Just curious about your findings on that. Also I suppose you could use a parameter to for variable or declining mutation influence which might be similar to simulated annealing.

WesleyAugust 4th, 2010 - 03:02

Hi Nick,

Thanks for the feedback.

I don’t have any exact references off hand about mutations vs. sexual reproduction, but I’m sure a little Google Scholar searching could find them. A couple points though:

1. It’s commonly known that for problems like evolving bit strings, N-point crossover is not enough. The reason being that if none of the initial individuals have a certain bit set properly, then you can swap it around as much as you want but it will never get flipped.

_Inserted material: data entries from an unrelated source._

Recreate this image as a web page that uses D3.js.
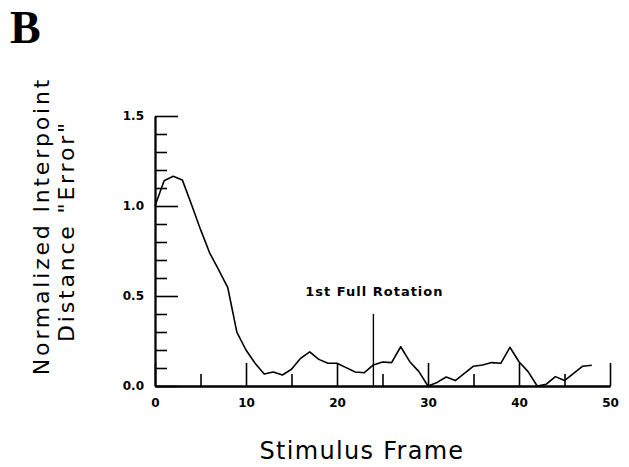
<!DOCTYPE html>
<html><head><meta charset="utf-8">
<script src="https://cdn.jsdelivr.net/npm/d3@7"></script>
<style>body{margin:0;background:#fff}svg{display:block}</style>
</head><body>
<svg id="c" width="629" height="467"></svg>
<script>
const frames = [0,1,2,3,4,5,6,7,8,9,10,11,12,13,14,15,16,17,18,19,20,21,22,23,24,25,26,27,28,29,30,31,32,33,34,35,36,37,38,39,40,41,42,43,44,45,46,47,48];
const errorValues = [1.0,1.14,1.165,1.145,1.01,0.87,0.74,0.645,0.546,0.298,0.2,0.126,0.067,0.078,0.061,0.093,0.154,0.19,0.148,0.126,0.126,0.102,0.078,0.074,0.117,0.133,0.13,0.218,0.135,0.08,0.0,0.02,0.05,0.03,0.07,0.11,0.117,0.13,0.126,0.215,0.135,0.08,0.0,0.01,0.052,0.03,0.07,0.11,0.115];
const xMajorTicks = [0,10,20,30,40,50];
const xMinorTicks = [5,15,25,35,45];
const yMajorTicks = [0,0.5,1.0,1.5];
const yMinorTicks = [0.1,0.2,0.3,0.4,0.6,0.7,0.8,0.9,1.1,1.2,1.3,1.4];
const rotationFrame = 24;
const rotationMarkTop = 0.4;
const rotationLabel = "1st Full Rotation";
const xTitle = "Stimulus Frame";
const yTitleLines = ["Normalized Interpoint", "Distance \"Error\""];
const panelLetter = "B";

const svg = d3.select("#c");
const x = d3.scaleLinear().domain([0,50]).range([155,610]);
const y = d3.scaleLinear().domain([0,1.5]).range([386,116]);

function styleAxis(g){
  g.selectAll("path.domain").attr("stroke","#000").attr("stroke-width",1.8);
  g.selectAll(".tick line").attr("stroke","#000").attr("stroke-width",1.6);
  g.selectAll("text").attr("fill","#000").style("font-family","DejaVu Sans, sans-serif")
    .style("font-weight","bold").style("font-size","12px");
}

// y axis minor
svg.append("g").attr("transform",`translate(${x(0)},0)`)
  .call(d3.axisLeft(y).tickValues(yMinorTicks).tickSizeInner(-12).tickSizeOuter(0).tickFormat(""))
  .call(styleAxis);
// y axis major
svg.append("g").attr("transform",`translate(${x(0)},0)`)
  .call(d3.axisLeft(y).tickValues(yMajorTicks).tickSizeInner(-23).tickSizeOuter(0).tickPadding(11).tickFormat(d3.format(".1f")))
  .call(styleAxis);
// x axis minor
svg.append("g").attr("transform",`translate(0,${y(0)})`)
  .call(d3.axisBottom(x).tickValues(xMinorTicks).tickSizeInner(-12).tickSizeOuter(0).tickFormat(""))
  .call(styleAxis);
// x axis major
svg.append("g").attr("transform",`translate(0,${y(0)})`)
  .call(d3.axisBottom(x).tickValues(xMajorTicks).tickSizeInner(-23).tickSizeOuter(0).tickPadding(12).tickFormat(d3.format("d")))
  .call(styleAxis);

// data line
const data = frames.map((f,i)=>({f, v:errorValues[i]}));
svg.append("path").datum(data)
  .attr("fill","none").attr("stroke","#000").attr("stroke-width",1.6).attr("stroke-linejoin","round")
  .attr("d", d3.line().x(d=>x(d.f)).y(d=>y(d.v)));

// rotation marker
svg.append("line")
  .attr("x1",x(rotationFrame)).attr("x2",x(rotationFrame))
  .attr("y1",y(rotationMarkTop)).attr("y2",y(0))
  .attr("stroke","#000").attr("stroke-width",1.4);
svg.append("text").attr("x",x(rotationFrame)+1).attr("y",y(0.5))
  .attr("text-anchor","middle")
  .style("font-family","DejaVu Sans, sans-serif").style("font-weight","bold")
  .style("font-size","13px").style("letter-spacing","1px")
  .text(rotationLabel);

// axis titles
svg.append("text").attr("x",362).attr("y",459).attr("text-anchor","middle")
  .style("font-family","DejaVu Sans, sans-serif").style("font-size","24px").style("letter-spacing","1.3px")
  .text(xTitle);

const yt = svg.append("g").attr("transform","translate(0,226) rotate(-90)");
yt.append("text").attr("x",0).attr("y",49).attr("text-anchor","middle")
  .style("font-family","DejaVu Sans, sans-serif").style("font-size","22px").style("letter-spacing","2.8px")
  .text(yTitleLines[0]);
yt.append("text").attr("x",-5).attr("y",74).attr("text-anchor","middle")
  .style("font-family","DejaVu Sans, sans-serif").style("font-size","22px").style("letter-spacing","2.8px")
  .text(yTitleLines[1]);

svg.append("text").attr("x",10).attr("y",43)
  .style("font-family","Liberation Serif, serif").style("font-weight","bold").style("font-size","46px")
  .text(panelLetter);
</script>
</body></html>
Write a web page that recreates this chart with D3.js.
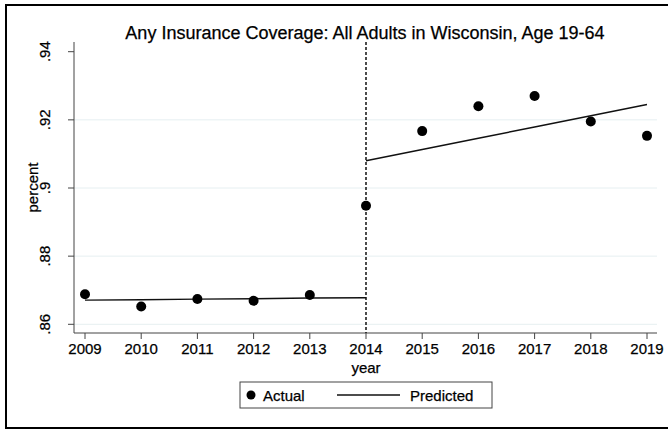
<!DOCTYPE html>
<html lang="en">
<head>
  <meta charset="UTF-8">
  <title>Any Insurance Coverage: All Adults in Wisconsin</title>
  <script src="https://d3js.org/d3.v7.min.js"></script>
  <style>
    body { margin: 0; background: #fff; }
    svg { display: block; font-family: 'Liberation Sans', Arial, Helvetica, sans-serif; }
    svg text { fill: #000; stroke: #000; stroke-width: 0.25px; }
  </style>
</head>
<body>
  <svg id="chart" width="668" height="431"></svg>
  <script>
    const years = [2009, 2010, 2011, 2012, 2013, 2014, 2015, 2016, 2017, 2018, 2019];
    const actual = [0.8688, 0.8652, 0.8674, 0.8669, 0.8686, 0.8948, 0.9167, 0.9240, 0.9270, 0.9195, 0.9153];
    // fitted segments, before and after 2014
    const predYearsPre = [2009, 2010, 2011, 2012, 2013, 2014];
    const predPre = [0.8671, 0.8672, 0.8674, 0.8675, 0.8677, 0.8678];
    const predYearsPost = [2014, 2015, 2016, 2017, 2018, 2019];
    const predPost = [0.9080, 0.9113, 0.9146, 0.9179, 0.9212, 0.9245];
    const yTicks = [0.86, 0.88, 0.90, 0.92, 0.94];
    const yTickLabels = [".86", ".88", ".9", ".92", ".94"];
    const gridTicks = [0.86, 0.88, 0.90, 0.92];

    const svg = d3.select("#chart");
    const x = d3.scaleLinear().domain([2009, 2019]).range([85, 647]);
    const y = d3.scaleLinear().domain([0.86, 0.94]).range([324.3, 51.7]);
    const plot = { left: 74, right: 657, top: 42, bottom: 333 };
    const fs = 15;

    // outer frame (right edge is cropped in the original)
    svg.append("rect")
      .attr("x", 6).attr("y", 5).attr("width", 670).attr("height", 423)
      .attr("fill", "none").attr("stroke", "#000").attr("stroke-width", 2);

    // title
    svg.append("text")
      .attr("x", 365).attr("y", 39)
      .attr("text-anchor", "middle")
      .attr("font-size", 18)
      .text("Any Insurance Coverage: All Adults in Wisconsin, Age 19-64");

    // grid
    svg.append("g").selectAll("line").data(gridTicks).join("line")
      .attr("x1", plot.left).attr("x2", plot.right)
      .attr("y1", d => y(d)).attr("y2", d => y(d))
      .attr("stroke", "#e6eff1").attr("stroke-width", 1);

    // y axis
    const yAxis = svg.append("g").attr("transform", `translate(${plot.left},0)`);
    yAxis.append("line")
      .attr("x1", 0).attr("x2", 0).attr("y1", plot.top).attr("y2", plot.bottom)
      .attr("stroke", "#444");
    yAxis.selectAll(".tick").data(yTicks).join("line")
      .attr("x1", -6).attr("x2", 0)
      .attr("y1", d => y(d)).attr("y2", d => y(d))
      .attr("stroke", "#444");
    yAxis.selectAll("text").data(yTicks).join("text")
      .attr("transform", d => `translate(-29,${y(d)}) rotate(-90)`)
      .attr("text-anchor", "middle")
      .attr("dy", "0.35em")
      .attr("font-size", fs)
      .text((d, i) => yTickLabels[i]);

    svg.append("text")
      .attr("transform", `translate(38,${(plot.top + plot.bottom) / 2}) rotate(-90)`)
      .attr("text-anchor", "middle")
      .attr("font-size", fs)
      .text("percent");

    // x axis
    const xAxis = svg.append("g").attr("transform", `translate(0,${plot.bottom})`);
    xAxis.append("line")
      .attr("x1", plot.left).attr("x2", plot.right)
      .attr("stroke", "#444");
    xAxis.selectAll(".tick").data(years).join("line")
      .attr("x1", d => x(d)).attr("x2", d => x(d))
      .attr("y1", 0).attr("y2", 6)
      .attr("stroke", "#444");
    xAxis.selectAll("text").data(years).join("text")
      .attr("x", d => x(d)).attr("y", 21)
      .attr("text-anchor", "middle")
      .attr("font-size", fs)
      .text(d => d);

    svg.append("text")
      .attr("x", x(2014)).attr("y", 373)
      .attr("text-anchor", "middle")
      .attr("font-size", fs)
      .text("year");

    // policy line
    svg.append("line")
      .attr("x1", x(2014)).attr("x2", x(2014))
      .attr("y1", plot.top).attr("y2", plot.bottom)
      .attr("stroke", "#111").attr("stroke-width", 1.5)
      .attr("stroke-dasharray", "3,2");

    // predicted
    const line = d3.line().x(d => x(d[0])).y(d => y(d[1]));
    [[predYearsPre, predPre], [predYearsPost, predPost]].forEach(([yr, v]) => {
      svg.append("path")
        .datum(yr.map((d, i) => [d, v[i]]))
        .attr("d", line)
        .attr("fill", "none").attr("stroke", "#111").attr("stroke-width", 1.4);
    });

    // actual
    svg.append("g").selectAll("circle").data(years).join("circle")
      .attr("cx", d => x(d))
      .attr("cy", (d, i) => y(actual[i]))
      .attr("r", 5)
      .attr("fill", "#000");

    // legend
    const lg = svg.append("g");
    lg.append("rect")
      .attr("x", 240).attr("y", 382).attr("width", 252).attr("height", 26)
      .attr("fill", "#fff").attr("stroke", "#444").attr("stroke-width", 1);
    lg.append("circle").attr("cx", 251).attr("cy", 395).attr("r", 4.5).attr("fill", "#000");
    lg.append("text").attr("x", 263).attr("y", 400.5).attr("font-size", fs).text("Actual");
    lg.append("line").attr("x1", 337).attr("x2", 400).attr("y1", 395).attr("y2", 395)
      .attr("stroke", "#111").attr("stroke-width", 1.4);
    lg.append("text").attr("x", 410).attr("y", 400.5).attr("font-size", fs).text("Predicted");
  </script>
</body>
</html>
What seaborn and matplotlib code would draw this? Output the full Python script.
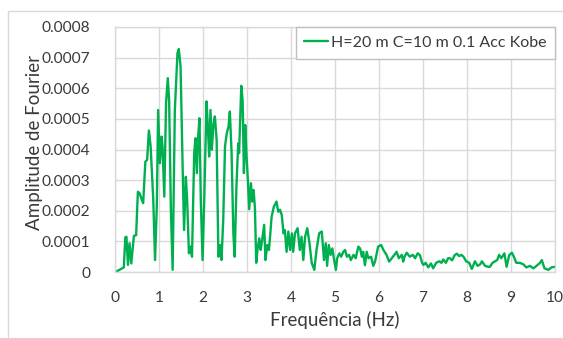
import numpy as np
import pandas as pd
import matplotlib
matplotlib.use("Agg")
import matplotlib.pyplot as plt
import seaborn as sns
from matplotlib.ticker import FuncFormatter
from matplotlib.patches import Rectangle

# Fourier amplitude spectrum (frequency in Hz, amplitude in units of 1e-4)
freq_hz = [
    0.00, 0.05, 0.10, 0.16, 0.20, 0.235, 0.26, 0.295, 0.33, 0.37, 0.43, 0.48,
    0.52, 0.56, 0.61, 0.64, 0.69, 0.73, 0.77, 0.81, 0.87, 0.91, 0.95, 0.98,
    1.02, 1.06, 1.08, 1.12, 1.16, 1.20, 1.23, 1.27, 1.31, 1.36, 1.42, 1.45,
    1.49, 1.54, 1.57, 1.61, 1.64, 1.68, 1.72, 1.75, 1.80, 1.83, 1.86, 1.89,
    1.92, 1.95, 1.99, 2.03, 2.08, 2.11, 2.14, 2.17, 2.20, 2.24, 2.27, 2.31,
    2.35, 2.39, 2.42, 2.46, 2.50, 2.54, 2.58, 2.61, 2.65, 2.69, 2.72, 2.76,
    2.80, 2.82, 2.87, 2.90, 2.93, 2.96, 2.99, 3.02, 3.05, 3.09, 3.12, 3.15,
    3.18, 3.21, 3.24, 3.28, 3.31, 3.34, 3.39, 3.42, 3.46, 3.50, 3.56, 3.61,
    3.67, 3.71, 3.75, 3.79, 3.83, 3.86, 3.90, 3.94, 3.98, 4.02, 4.05, 4.09,
    4.15, 4.20, 4.24, 4.28, 4.32, 4.37, 4.42, 4.47, 4.53, 4.58, 4.64, 4.67,
    4.70, 4.75, 4.79, 4.82, 4.86, 4.90, 4.94, 4.98, 5.02, 5.05, 5.10, 5.14,
    5.19, 5.23, 5.27, 5.32, 5.36, 5.42, 5.47, 5.53, 5.57, 5.61, 5.64, 5.68,
    5.72, 5.76, 5.82, 5.87, 5.91, 5.98, 6.05, 6.10, 6.17, 6.23, 6.29, 6.35,
    6.40, 6.45, 6.52, 6.55, 6.58, 6.63, 6.70, 6.77, 6.82, 6.88, 6.93, 6.98,
    7.01, 7.06, 7.12, 7.18, 7.23, 7.30, 7.37, 7.42, 7.46, 7.52, 7.57, 7.61,
    7.66, 7.72, 7.77, 7.82, 7.87, 7.92, 7.98, 8.05, 8.11, 8.18, 8.24, 8.30,
    8.34, 8.41, 8.48, 8.52, 8.58, 8.64, 8.69, 8.73, 8.78, 8.85, 8.90, 8.96,
    9.02, 9.07, 9.12, 9.20, 9.28, 9.35, 9.43, 9.51, 9.58, 9.66, 9.70, 9.76,
    9.85, 9.92, 10.00,
]
amp_e4 = [
    0.00, 0.03, 0.07, 0.12, 0.15, 1.13, 1.15, 0.23, 0.94, 0.28, 1.18, 1.20,
    2.62, 2.57, 2.35, 2.25, 3.60, 3.66, 4.62, 4.10, 2.35, 0.39, 2.13, 5.29,
    3.55, 4.42, 4.10, 2.46, 5.51, 6.33, 5.62, 2.03, 0.07, 5.29, 7.15, 7.28,
    6.71, 3.23, 1.37, 3.11, 2.35, 0.61, 0.83, 0.50, 3.88, 4.37, 3.23, 4.42,
    5.02, 2.35, 0.39, 2.46, 5.57, 4.75, 3.77, 5.29, 3.99, 4.86, 5.08, 4.31,
    0.50, 0.88, 0.39, 1.70, 4.10, 4.53, 4.75, 5.24, 3.88, 1.26, 0.50, 2.79,
    4.20, 3.88, 6.08, 5.62, 3.23, 4.80, 3.77, 3.00, 2.05, 2.90, 2.30, 2.68,
    2.10, 0.30, 0.75, 1.10, 0.72, 1.00, 1.54, 0.39, 0.88, 0.72, 1.81, 2.13,
    2.30, 1.97, 2.03, 1.86, 1.26, 1.37, 0.66, 1.32, 0.72, 1.26, 0.66, 1.26,
    1.43, 0.72, 1.15, 0.39, 1.15, 1.43, 0.94, 0.30, 0.07, 0.72, 1.26, 1.30,
    1.32, 0.39, 0.94, 0.20, 0.88, 0.56, 0.77, 0.39, 0.07, 0.45, 0.61, 0.50,
    0.66, 0.72, 0.50, 0.56, 0.39, 0.56, 0.45, 0.83, 0.77, 0.50, 0.66, 0.22,
    0.66, 0.45, 0.50, 0.20, 0.34, 0.83, 0.88, 0.72, 0.56, 0.34, 0.45, 0.56,
    0.66, 0.45, 0.56, 0.34, 0.50, 0.63, 0.50, 0.56, 0.45, 0.61, 0.55, 0.30,
    0.23, 0.30, 0.15, 0.28, 0.12, 0.30, 0.35, 0.30, 0.41, 0.30, 0.45, 0.45,
    0.38, 0.55, 0.60, 0.52, 0.56, 0.50, 0.35, 0.30, 0.10, 0.35, 0.20, 0.25,
    0.35, 0.20, 0.17, 0.17, 0.30, 0.35, 0.40, 0.56, 0.45, 0.61, 0.17, 0.55,
    0.63, 0.48, 0.30, 0.30, 0.25, 0.15, 0.20, 0.12, 0.20, 0.30, 0.39, 0.12,
    0.07, 0.15, 0.17,
]
series_label = "H=20 m C=10 m 0.1 Acc Kobe"
x_ticks = [0, 1, 2, 3, 4, 5, 6, 7, 8, 9, 10]
y_ticks = [0, 0.0001, 0.0002, 0.0003, 0.0004, 0.0005, 0.0006, 0.0007, 0.0008]

sns.set_theme(style="whitegrid")
plt.rcParams["font.family"] = ["Lato", "DejaVu Sans"]

grid_color = "#d9d9d9"
text_color = "#3a3a3a"
line_color = "#00b050"

fig = plt.figure(figsize=(5.63, 3.38), dpi=100)
fig.patch.set_facecolor("white")
ax = fig.add_axes([115 / 563, 1 - 272 / 338, 440 / 563, 245 / 338])

df = pd.DataFrame({
    "Frequência (Hz)": freq_hz,
    "Amplitude de Fourier": np.array(amp_e4) * 1e-4,
    "serie": series_label,
})
sns.lineplot(data=df, x="Frequência (Hz)", y="Amplitude de Fourier",
             hue="serie", palette=[line_color], linewidth=1.7, ax=ax)

ax.set_xlim(0, 10)
ax.set_ylim(0, 0.0008)
ax.set_xticks(x_ticks)
ax.set_yticks(y_ticks)
ax.yaxis.set_major_formatter(FuncFormatter(lambda v, p: "0" if abs(v) < 1e-12 else f"{v:.4f}"))
ax.grid(True, color=grid_color, linewidth=1.0)
ax.set_facecolor("white")
for s in ax.spines.values():
    s.set_color(grid_color)
    s.set_linewidth(1.0)
ax.tick_params(axis="both", length=0, labelsize=11.2, colors=text_color)
ax.tick_params(axis="x", pad=14)
ax.tick_params(axis="y", pad=18)
ax.set_xlabel("Frequência (Hz)", fontsize=13.5, color=text_color, labelpad=4)
ax.set_ylabel("Amplitude de Fourier", fontsize=13.5, color=text_color)
ax.yaxis.set_label_coords(-0.163, 0.527)

leg = ax.legend(loc="upper right", bbox_to_anchor=(1.0, 1.0), borderaxespad=0,
                frameon=True, fancybox=False, fontsize=11.5, handlelength=1.5,
                handletextpad=0.15, borderpad=0.55)
leg.get_frame().set_edgecolor("#bfbfbf")
leg.get_frame().set_linewidth(1.0)
leg.get_frame().set_alpha(1.0)
for t in leg.get_texts():
    t.set_color(text_color)

# outer chart border
fig.patches.append(Rectangle((8 / 563, -0.2), 2.0, 1.2 - 11 / 338, transform=fig.transFigure,
                             fill=False, edgecolor=grid_color, linewidth=1.0))

fig.savefig("out.png", dpi=100)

2. The original journal paper on the NEAT algorithm does an ablation study where they remove features and compare the results. They show that while some features like speciation help the algorithm drastically, sexual reproduction only helps speed things up slightly. As the authors note: “Thus, it is clear that mating does contribute when it is done right. However, the nonmating version of NEAT is still significantly faster than the other ablations.” The nonmating version also has a 0% failure rate, unlike the other ablations. See the paper for more info (pg. 20-22): http://nn.cs.utexas.edu/keyword?stanley:ec02

As for self-adaptation, it does seem similar in some respects to simulated annealing or a declining mutation rate. However, this approach lets evolution fan out or collapse the search on its own rather than having to hand tweak parameters like that.

Peter LawreyAugust 9th, 2010 - 14:40

Another way to turn a [0,1) distribution into a (0,1] is to do x = 1 – x;

e.g

double x1 = 1 – Rand.NextDouble();

volatile smileOctober 31st, 2010 - 06:20

If you just want the parent to have an effect why not use a triangle dist instead of a Gaussian? Faster computation time.

Also — a great explanation can be found if you google for \Introducing Robo-Scientist\. Some Cornell guys, a Radiolab podcast, and a Nature article. The Cornell lab explains symbolic regression and in doing so GA.